**Required task**
Leaving out all pictures, please print only the lines from the one containing "Recreate this image" through the one containing "fill=False, edgecolor=grid_col, linewidth=1.5))".

[Stored entries]
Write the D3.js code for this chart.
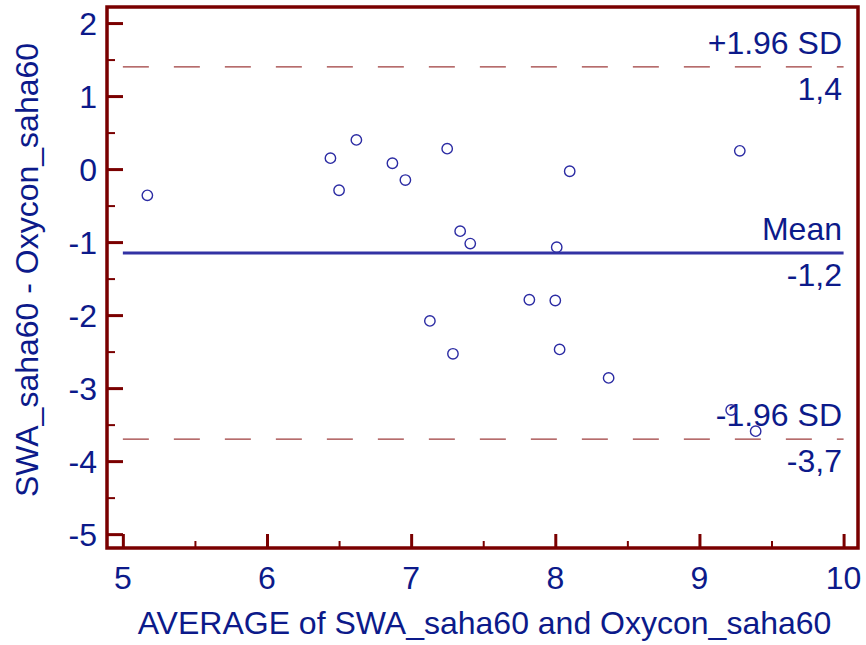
<!DOCTYPE html>
<html>
<head>
<meta charset="utf-8">
<script src="https://cdn.jsdelivr.net/npm/d3@7"></script>
<style>
  body { margin: 0; background: #fff; }
  text { font-family: "Liberation Sans", Arial, sans-serif; }
</style>
</head>
<body>
<div id="chart"></div>
<script>
(function blandAltman(){

  // data
  var avgValues  = [5.17, 6.44, 6.50, 6.62, 6.87, 6.96, 7.25, 7.34, 7.41, 7.13, 7.29, 7.82, 8.00, 8.01, 8.10, 8.03, 8.37, 9.28, 9.22, 9.39];
  var diffValues = [-0.36, 0.15, -0.29, 0.40, 0.08, -0.15, 0.28, -0.85, -1.02, -2.08, -2.53, -1.79, -1.80, -1.07, -0.03, -2.47, -2.86, 0.25, -3.30, -3.59];
  var refValues  = [1.40, -1.15, -3.70];            // +1.96 SD, mean, -1.96 SD
  var refNames   = ['+1.96 SD', 'Mean', '-1.96 SD'];
  var refLabels  = ['1,4', '-1,2', '-3,7'];
  var xTicks = [5, 6, 7, 8, 9, 10];
  var yTicks = [2, 1, 0, -1, -2, -3, -4, -5];

  var axisColor = '#7a0000',
      textColor = '#0c1a8a',
      markColor = '#2b2ba3';

  var W = 866, H = 645, fs = 32;
  var left = 107, right = 858, top = 7, bottom = 548;

  var x = d3.scaleLinear().domain([4.89, 10.1]).range([left, right]);
  var y = d3.scaleLinear().domain([-5.19, 2.22]).range([bottom, top]);

  var svg = d3.select('#chart').append('svg')
      .attr('width', W)
      .attr('height', H);

  // minor ticks at the half units
  var xMinor = d3.range(5.5, 10, 1);
  var yMinor = d3.range(-4.5, 2, 1);

  // axes with ticks pointing inward
  var yAxis = d3.axisRight(y).tickValues(yTicks).tickSize(16).tickFormat('');
  var yAxisMinor = d3.axisRight(y).tickValues(yMinor).tickSize(8).tickFormat('');
  var xAxis = d3.axisTop(x).tickValues(xTicks).tickSize(14).tickFormat('');
  var xAxisMinor = d3.axisTop(x).tickValues(xMinor).tickSize(7).tickFormat('');

  function drawAxis(axis, pos, width){
    var g = svg.append('g').attr('transform', pos).call(axis);
    g.selectAll('line').attr('stroke', axisColor).attr('stroke-width', width);
    g.select('.domain').remove();
  }
  drawAxis(yAxis, 'translate(' + left + ',0)', 3);
  drawAxis(yAxisMinor, 'translate(' + left + ',0)', 2);
  drawAxis(xAxis, 'translate(0,' + bottom + ')', 3);
  drawAxis(xAxisMinor, 'translate(0,' + bottom + ')', 2);

  // frame
  svg.append('path')
      .attr('d', 'M' + left + ',' + top + 'H' + right + 'V' + bottom + 'H' + left + 'Z')
      .attr('fill', 'none')
      .attr('stroke', axisColor)
      .attr('stroke-width', 3.5);

  // tick labels
  svg.selectAll('.ylab')
      .data(yTicks)
      .enter()
      .append('text')
      .attr('x', 97)
      .attr('y', function(d){ return y(d) + 11.5; })
      .attr('text-anchor', 'end')
      .attr('font-size', fs)
      .attr('fill', textColor)
      .text(function(d){ return d; });

  svg.selectAll('.xlab')
      .data(xTicks)
      .enter()
      .append('text')
      .attr('x', function(d){ return x(d); })
      .attr('y', 589)
      .attr('text-anchor', 'middle')
      .attr('font-size', fs)
      .attr('fill', textColor)
      .text(function(d){ return d; });

  // axis titles
  svg.append('text')
      .attr('x', (left + right) / 2 + 2)
      .attr('y', 634)
      .attr('text-anchor', 'middle')
      .attr('font-size', fs)
      .attr('fill', textColor)
      .text('AVERAGE of SWA_saha60 and Oxycon_saha60');

  svg.append('text')
      .attr('transform', 'translate(38,270) rotate(-90)')
      .attr('text-anchor', 'middle')
      .attr('font-size', fs)
      .attr('fill', textColor)
      .text('SWA_saha60 - Oxycon_saha60');

  // reference lines
  svg.selectAll('.ref')
      .data(refValues)
      .enter()
      .append('line')
      .attr('x1', x(5))
      .attr('x2', x(10))
      .attr('y1', function(d){ return y(d); })
      .attr('y2', function(d){ return y(d); })
      .attr('stroke', function(d, i){ return i === 1 ? '#3232a4' : '#9e3c3c'; })
      .attr('stroke-width', function(d, i){ return i === 1 ? 3 : 1.2; })
      .attr('stroke-dasharray', function(d, i){ return i === 1 ? null : '26,25'; });

  svg.selectAll('.refName')
      .data(refValues)
      .enter()
      .append('text')
      .attr('x', 842)
      .attr('y', function(d){ return y(d) - 13; })
      .attr('text-anchor', 'end')
      .attr('font-size', fs)
      .attr('fill', textColor)
      .text(function(d, i){ return refNames[i]; });

  svg.selectAll('.refVal')
      .data(refValues)
      .enter()
      .append('text')
      .attr('x', 842)
      .attr('y', function(d){ return y(d) + 33; })
      .attr('text-anchor', 'end')
      .attr('font-size', fs)
      .attr('fill', textColor)
      .text(function(d, i){ return refLabels[i]; });

  // points
  svg.selectAll('.pt')
      .data(avgValues)
      .enter()
      .append('circle')
      .attr('cx', function(d){ return x(d); })
      .attr('cy', function(d, i){ return y(diffValues[i]); })
      .attr('r', 5.2)
      .attr('fill', 'none')
      .attr('stroke', markColor)
      .attr('stroke-width', 1.4);

})();
</script>
</body>
</html>
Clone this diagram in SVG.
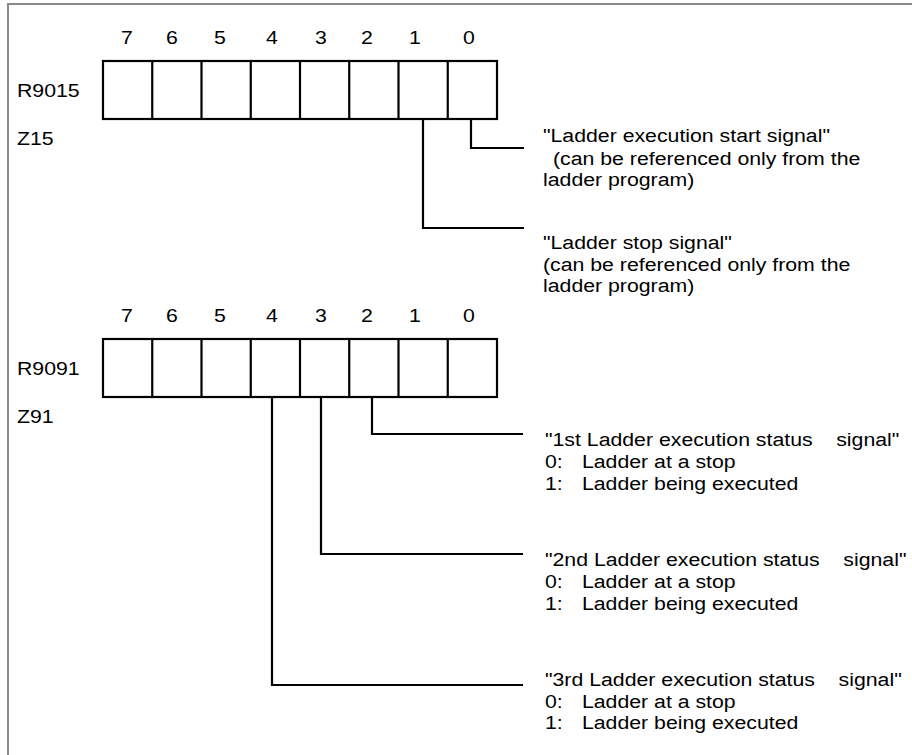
<svg xmlns="http://www.w3.org/2000/svg" width="912" height="755" viewBox="0 0 912 755">
<style>
.t{font-family:"Liberation Sans",Arial,Helvetica,sans-serif;font-size:19px;fill:#000}
.m{text-anchor:middle}
.box{fill:#fff;stroke:#000;stroke-width:2.2}
.div{stroke:#000;stroke-width:2.2}
.con{fill:none;stroke:#000;stroke-width:2.2}
.frame{fill:none;stroke:#8a8a8a;stroke-width:2}
</style>
<rect x="0" y="0" width="912" height="755" fill="#fff"/>
<path class="frame" d="M8,755 V4 H912"/>

<g id="reg-R9015">
  <rect class="box" x="103" y="61" width="394" height="58"/>
  <path class="div" d="M152.25,61V119M201.5,61V119M250.75,61V119M300,61V119M349.25,61V119M398.5,61V119M447.75,61V119"/>
  <text class="t m" transform="translate(127,44) scale(1.12,1)">7</text>
  <text class="t m" transform="translate(172,44) scale(1.12,1)">6</text>
  <text class="t m" transform="translate(220,44) scale(1.12,1)">5</text>
  <text class="t m" transform="translate(272,44) scale(1.12,1)">4</text>
  <text class="t m" transform="translate(321,44) scale(1.12,1)">3</text>
  <text class="t m" transform="translate(367,44) scale(1.12,1)">2</text>
  <text class="t m" transform="translate(415,44) scale(1.12,1)">1</text>
  <text class="t m" transform="translate(469,44) scale(1.12,1)">0</text>
  <text class="t" transform="translate(17,97) scale(1.12,1)">R9015</text>
  <text class="t" transform="translate(17,145) scale(1.12,1)">Z15</text>
</g>

<g id="reg-R9091">
  <rect class="box" x="103" y="339" width="394" height="58"/>
  <path class="div" d="M152.25,339V397M201.5,339V397M250.75,339V397M300,339V397M349.25,339V397M398.5,339V397M447.75,339V397"/>
  <text class="t m" transform="translate(127,322) scale(1.12,1)">7</text>
  <text class="t m" transform="translate(172,322) scale(1.12,1)">6</text>
  <text class="t m" transform="translate(220,322) scale(1.12,1)">5</text>
  <text class="t m" transform="translate(272,322) scale(1.12,1)">4</text>
  <text class="t m" transform="translate(321,322) scale(1.12,1)">3</text>
  <text class="t m" transform="translate(367,322) scale(1.12,1)">2</text>
  <text class="t m" transform="translate(415,322) scale(1.12,1)">1</text>
  <text class="t m" transform="translate(469,322) scale(1.12,1)">0</text>
  <text class="t" transform="translate(17,375) scale(1.12,1)">R9091</text>
  <text class="t" transform="translate(17,423) scale(1.12,1)">Z91</text>
</g>

<g id="connectors">
  <path class="con" d="M471,119 V148 H524"/>
  <path class="con" d="M423,119 V228 H524"/>
  <path class="con" d="M372,397 V434 H523"/>
  <path class="con" d="M321,397 V554 H523"/>
  <path class="con" d="M272,397 V685 H523"/>
</g>

<g id="note-start">
  <text class="t" transform="translate(543,142) scale(1.12,1)">"Ladder execution start signal"</text>
  <text class="t" transform="translate(553,164.5) scale(1.12,1)">(can be referenced only from the</text>
  <text class="t" transform="translate(543,186) scale(1.12,1)">ladder program)</text>
</g>

<g id="note-stop">
  <text class="t" transform="translate(543,249) scale(1.12,1)">"Ladder stop signal"</text>
  <text class="t" transform="translate(543,270.5) scale(1.12,1)">(can be referenced only from the</text>
  <text class="t" transform="translate(543,292) scale(1.12,1)">ladder program)</text>
</g>

<g id="note-1st">
  <text class="t" xml:space="preserve" transform="translate(545,445.5) scale(1.12,1)">"1st Ladder execution status    signal"</text>
  <text class="t" transform="translate(545,467.5) scale(1.12,1)">0:<tspan x="33">Ladder at a stop</tspan></text>
  <text class="t" transform="translate(545,489.5) scale(1.12,1)">1:<tspan x="33">Ladder being executed</tspan></text>
</g>

<g id="note-2nd">
  <text class="t" xml:space="preserve" transform="translate(545,565.5) scale(1.12,1)">"2nd Ladder execution status    signal"</text>
  <text class="t" transform="translate(545,587.5) scale(1.12,1)">0:<tspan x="33">Ladder at a stop</tspan></text>
  <text class="t" transform="translate(545,609.5) scale(1.12,1)">1:<tspan x="33">Ladder being executed</tspan></text>
</g>

<g id="note-3rd">
  <text class="t" xml:space="preserve" transform="translate(545,686) scale(1.12,1)">"3rd Ladder execution status    signal"</text>
  <text class="t" transform="translate(545,707.5) scale(1.12,1)">0:<tspan x="33">Ladder at a stop</tspan></text>
  <text class="t" transform="translate(545,729) scale(1.12,1)">1:<tspan x="33">Ladder being executed</tspan></text>
</g>
</svg>
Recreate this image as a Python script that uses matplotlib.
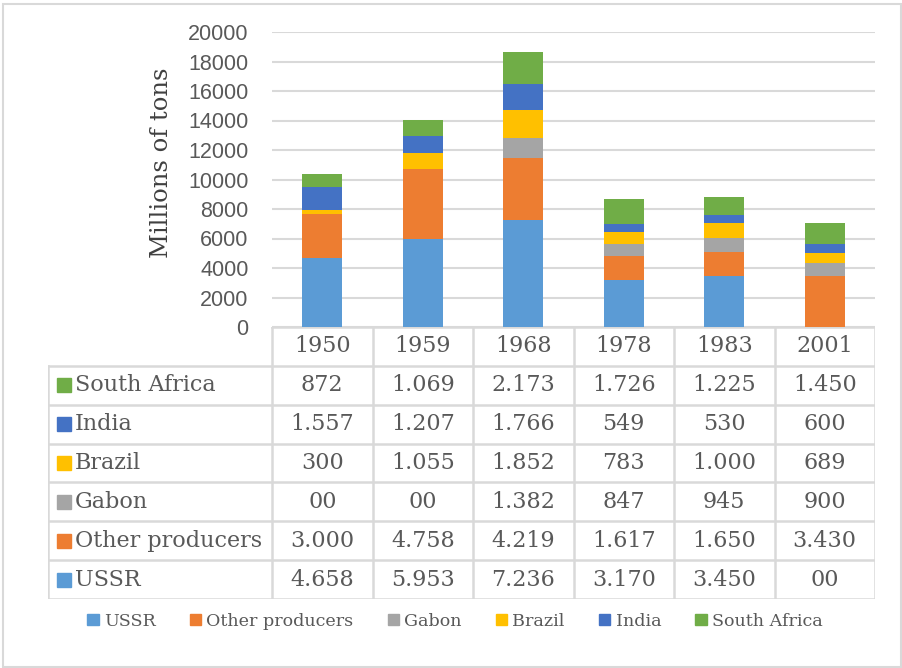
import matplotlib.pyplot as plt
from matplotlib.patches import Rectangle, Patch

years = ["1950", "1959", "1968", "1978", "1983", "2001"]
series = ["USSR", "Other producers", "Gabon", "Brazil", "India", "South Africa"]
ussr = [4658, 5953, 7236, 3170, 3450, 0]
other = [3000, 4758, 4219, 1617, 1650, 3430]
gabon = [0, 0, 1382, 847, 945, 900]
brazil = [300, 1055, 1852, 783, 1000, 689]
india = [1557, 1207, 1766, 549, 530, 600]
south_africa = [872, 1069, 2173, 1726, 1225, 1450]
colors = ["#5B9BD5", "#ED7D31", "#A5A5A5", "#FFC000", "#4472C4", "#70AD47"]

values = [ussr, other, gabon, brazil, india, south_africa]

W, H = 902, 668
fig = plt.figure(figsize=(W / 100, H / 100), dpi=100)
text_col = "#595959"
grid_col = "#D9D9D9"
serif = "DejaVu Serif"


def fmt(v):
    if v == 0:
        return "00"
    if v >= 1000:
        return f"{v // 1000}.{v % 1000:03d}"
    return str(v)


# outer chart border
fig.patches.append(Rectangle((3 / W, 1 / H), 898 / W, 663 / H, transform=fig.transFigure,
                             fill=False, edgecolor=grid_col, linewidth=1.5))

# bar chart
ax = fig.add_axes([272 / W, (H - 327) / H, 603 / W, 295 / H])
x = list(range(len(years)))
bottom = [0] * len(years)
for name, vals, c in zip(series, values, colors):
    ax.bar(x, vals, width=0.4, bottom=bottom, color=c, label=name, zorder=3)
    bottom = [b + v for b, v in zip(bottom, vals)]
ax.set_xlim(-0.5, 5.5)
ax.set_ylim(0, 20000)
ax.set_yticks(range(0, 20001, 2000))
ax.set_xticks([])
ax.grid(axis="y", color=grid_col, linewidth=1.5, zorder=0)
for s in ax.spines.values():
    s.set_visible(False)
ax.tick_params(axis="y", length=0, pad=17, labelsize=15.5, labelcolor=text_col)
for lab in ax.get_yticklabels():
    lab.set_family("Liberation Sans")
ax.set_ylabel("Millions of tons", family=serif, fontsize=17.5, color="#404040")
ax.yaxis.set_label_coords(-0.165, 0.556)

# data table
tab = fig.add_axes([48 / W, (H - 599) / H, 827 / W, 272 / H])
label_w = 224 / 100.5
left = -0.5 - label_w
tab.set_xlim(left, 5.5)
tab.set_ylim(7, 0)
tab.axis("off")
lw = 1.8
fs = 16
# header row
tab.plot([-0.5, 5.5], [0, 0], color=grid_col, lw=lw)
for i in range(len(years) + 1):
    tab.plot([i - 0.5, i - 0.5], [0, 7], color=grid_col, lw=lw)
for r in range(1, 8):
    tab.plot([left, 5.5], [r, r], color=grid_col, lw=lw)
tab.plot([left, left], [1, 7], color=grid_col, lw=lw)
for i, y in enumerate(years):
    tab.text(i, 0.5, y, ha="center", va="center", family=serif, fontsize=fs, color=text_col)

rows = list(zip(series, values, colors))[::-1]
for r, (name, vals, c) in enumerate(rows, start=1):
    tab.add_patch(Rectangle((left + 0.09, r + 0.32), 0.14, 0.36, color=c))
    tab.text(left + 0.27, r + 0.5, name, ha="left", va="center", family=serif,
             fontsize=fs, color=text_col)
    for i, v in enumerate(vals):
        tab.text(i, r + 0.5, fmt(v), ha="center", va="center", family=serif,
                 fontsize=fs, color=text_col)

# legend
handles = [Patch(color=c, label=n) for n, c in zip(series, colors)]
fig.legend(handles=handles, loc="center", bbox_to_anchor=(455 / W, (H - 621) / H), ncol=6,
           frameon=False, handlelength=0.65, handleheight=0.65, handletextpad=0.3,
           columnspacing=1.95, prop={"family": serif, "size": 12.6}, labelcolor=text_col)

fig.savefig("out.png", dpi=100)
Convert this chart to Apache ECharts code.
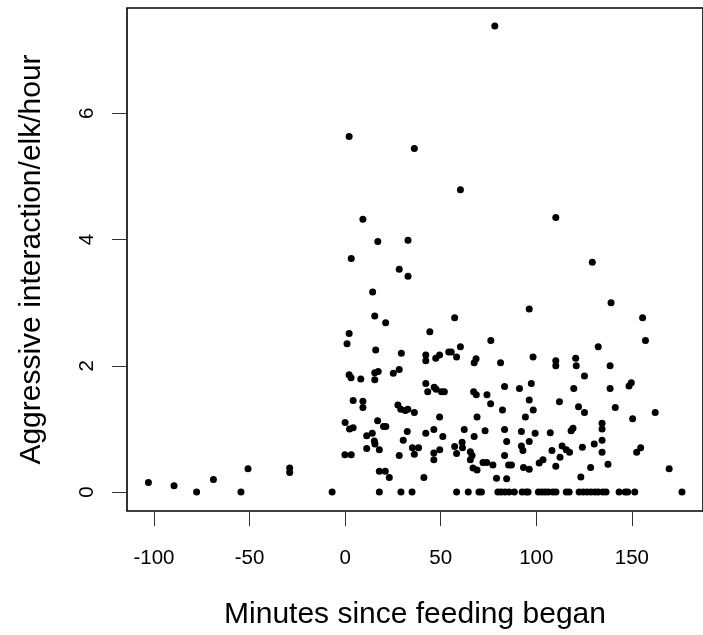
<!DOCTYPE html>
<html>
<head>
<meta charset="utf-8">
<script src="https://cdn.jsdelivr.net/npm/echarts@6/dist/echarts.min.js"></script>
<style>html,body{margin:0;padding:0;background:#fff}#c{width:703px;height:635px}</style>
</head>
<body>
<div id="c"></div>
<script>
// Observations with a non-zero rate: minutes since feeding began / aggressive interactions per elk per hour
const minutes = [
  -102.9, -89.5, -68.9, -50.8, -29.0, -29.0,
  2.1, 36.2, 9.3, 17.1, 32.9, 3.2, 78.3, 60.3, 110.2, 28.3, 32.9, 14.4, 15.5, 21.2, 2.1, 1.0, 16.0, 29.4, 28.3, 25.2, 2.1, 3.1, 8.2, 15.5, 17.3, 15.5,
  4.2, 9.3, 9.3, 27.6, 29.1, 31.5, 32.8, 36.2,
  0.0, 2.3, 4.2, 17.0, 20.1, 21.3, 11.3, 14.2, 15.3, 15.6, 11.3, 17.9, 32.5, 30.4, 35.2, 36.2, 28.3, 38.4, -0.1, 3.2, 17.9, 21.0, 23.1,
  129.3, 139.1, 96.3, 57.3, 155.6, 44.3, 157.1, 76.2, 132.4,
  42.2, 42.2, 47.4, 49.4, 54.2, 55.5, 58.3, 60.3, 68.5, 67.5, 81.3, 98.3, 110.2, 110.2, 120.6, 120.9, 125.2, 138.6,
  42.2, 43.2, 46.6, 47.6, 50.4, 51.9, 67.2, 68.6, 74.2, 76.1, 83.4, 91.2, 97.4, 96.3, 98.4, 94.3, 82.3, 69.0, 49.4,
  112.1, 119.6, 122.1, 125.2, 138.6, 141.3, 148.5, 149.7, 162.2, 150.4,
  134.4, 134.4, 134.4, 134.4, 119.2, 118.2, 107.3, 99.4, 92.2, 83.4, 84.5, 73.2, 67.5, 62.3, 51.1, 46.4, 42.2,
  46.4, 46.4, 49.5, 57.3, 58.3, 61.2, 61.4, 65.5, 66.4, 65.5, 66.9, 69.0, 72.1, 74.1, 77.3, 79.2, 84.5, 83.4, 85.5, 87.0,
  92.2, 93.0, 96.3, 93.3, 96.3, 101.5, 103.5, 108.2, 110.2, 112.4, 113.5, 115.7, 117.4, 124.1, 130.3, 123.3, 128.4, 137.5,
  152.5, 154.6, 169.5, 41.2
];
const rates = [
  0.15, 0.10, 0.20, 0.37, 0.38, 0.31,
  5.63, 5.44, 4.32, 3.97, 3.99, 3.70, 7.38, 4.79, 4.35, 3.53, 3.42, 3.17, 2.79, 2.68, 2.51, 2.35, 2.25, 2.20, 1.94, 1.88, 1.86, 1.81, 1.79, 1.89, 1.91, 1.78,
  1.45, 1.44, 1.34, 1.38, 1.31, 1.29, 1.31, 1.26,
  1.10, 1.00, 1.02, 1.13, 1.04, 1.04, 0.89, 0.93, 0.81, 0.76, 0.69, 0.67, 0.96, 0.82, 0.70, 0.60, 0.58, 0.70, 0.59, 0.59, 0.33, 0.33, 0.23,
  3.64, 3.00, 2.90, 2.76, 2.76, 2.54, 2.40, 2.40, 2.30,
  2.17, 2.08, 2.12, 2.17, 2.22, 2.22, 2.14, 2.30, 2.11, 2.05, 2.05, 2.14, 2.08, 2.00, 2.12, 2.00, 1.84, 2.00,
  1.72, 1.59, 1.66, 1.63, 1.59, 1.59, 1.59, 1.54, 1.54, 1.40, 1.67, 1.64, 1.72, 1.46, 1.30, 1.19, 1.30, 1.19, 1.19,
  1.43, 1.64, 1.35, 1.26, 1.64, 1.34, 1.68, 1.73, 1.26, 1.16,
  1.09, 1.00, 0.82, 0.63, 1.01, 0.97, 0.94, 0.93, 0.96, 0.99, 0.80, 0.97, 0.88, 0.99, 0.88, 0.99, 0.93,
  0.62, 0.51, 0.67, 0.72, 0.61, 0.79, 0.70, 0.64, 0.58, 0.51, 0.38, 0.35, 0.47, 0.47, 0.43, 0.22, 0.21, 0.58, 0.43, 0.43,
  0.73, 0.66, 0.80, 0.39, 0.36, 0.46, 0.51, 0.66, 0.41, 0.55, 0.73, 0.67, 0.63, 0.71, 0.76, 0.24, 0.39, 0.44,
  0.63, 0.70, 0.37, 0.23
];
// Observations with zero aggressive interactions
const zeroMinutes = [
  -77.7, -54.5, -6.8, 17.9, 29.2, 35.0, 58.3, 64.4, 70.0, 71.3, 79.9, 81.6, 83.6, 85.7, 88.5,
  92.6, 94.7, 95.7, 101.1, 102.9, 104.6, 106.3, 108.7, 110.3, 115.7, 117.2, 122.4, 124.5, 126.5,
  128.6, 130.7, 132.4, 134.8, 136.5, 143.3, 146.5, 147.8, 151.5, 176.2
];
const xTicks = [-100, -50, 0, 50, 100, 150];
const yTicks = [0, 2, 4, 6];
const xTitle = 'Minutes since feeding began';
const yTitle = 'Aggressive interaction/elk/hour';

const data = minutes.map((m, i) => [m, rates[i]]).concat(zeroMinutes.map(m => [m, 0]));

const chart = echarts.init(document.getElementById('c'), null, {renderer: 'canvas'});
const FONT = 'Liberation Sans, Arial, sans-serif';
chart.setOption({
  animation: false,
  backgroundColor: '#fff',
  grid: {left: 127, top: 8, width: 586, height: 504, show: true, borderColor: '#000', borderWidth: 1.6, backgroundColor: 'transparent'},
  xAxis: {
    type: 'value', min: -114.1, max: 187.2,
    name: xTitle, nameLocation: 'middle', nameGap: 89,
    nameTextStyle: {fontSize: 30, color: '#000', fontFamily: FONT},
    axisLine: {show: false, onZero: false},
    splitLine: {show: false},
    axisTick: {show: true, length: 15, customValues: xTicks, lineStyle: {color: '#333', width: 1}},
    axisLabel: {customValues: xTicks, margin: 37, fontSize: 20.5, color: '#000', fontFamily: FONT}
  },
  yAxis: {
    type: 'value', min: -0.3, max: 7.667,
    name: yTitle, nameLocation: 'middle', nameGap: 80,
    nameTextStyle: {fontSize: 30, color: '#000', fontFamily: FONT},
    axisLine: {show: false, onZero: false},
    splitLine: {show: false},
    axisTick: {show: true, length: 15, customValues: yTicks, lineStyle: {color: '#333', width: 1}},
    axisLabel: {customValues: yTicks, margin: 29, rotate: 90, fontSize: 20.5, color: '#000', fontFamily: FONT}
  },
  series: [{
    type: 'scatter', data: data, symbol: 'circle', symbolSize: 7,
    itemStyle: {color: '#000', opacity: 1}, clip: false
  }]
});
</script>
</body>
</html>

**Task answer**
Recreate this image as a Python script that uses matplotlib.
import matplotlib.pyplot as plt
from matplotlib.patches import Rectangle, Patch

years = ["1950", "1959", "1968", "1978", "1983", "2001"]
series = ["USSR", "Other producers", "Gabon", "Brazil", "India", "South Africa"]
ussr = [4658, 5953, 7236, 3170, 3450, 0]
other = [3000, 4758, 4219, 1617, 1650, 3430]
gabon = [0, 0, 1382, 847, 945, 900]
brazil = [300, 1055, 1852, 783, 1000, 689]
india = [1557, 1207, 1766, 549, 530, 600]
south_africa = [872, 1069, 2173, 1726, 1225, 1450]
colors = ["#5B9BD5", "#ED7D31", "#A5A5A5", "#FFC000", "#4472C4", "#70AD47"]

values = [ussr, other, gabon, brazil, india, south_africa]

W, H = 902, 668
fig = plt.figure(figsize=(W / 100, H / 100), dpi=100)
text_col = "#595959"
grid_col = "#D9D9D9"
serif = "DejaVu Serif"


def fmt(v):
    if v == 0:
        return "00"
    if v >= 1000:
        return f"{v // 1000}.{v % 1000:03d}"
    return str(v)


# outer chart border
fig.patches.append(Rectangle((3 / W, 1 / H), 898 / W, 663 / H, transform=fig.transFigure,
                             fill=False, edgecolor=grid_col, linewidth=1.5))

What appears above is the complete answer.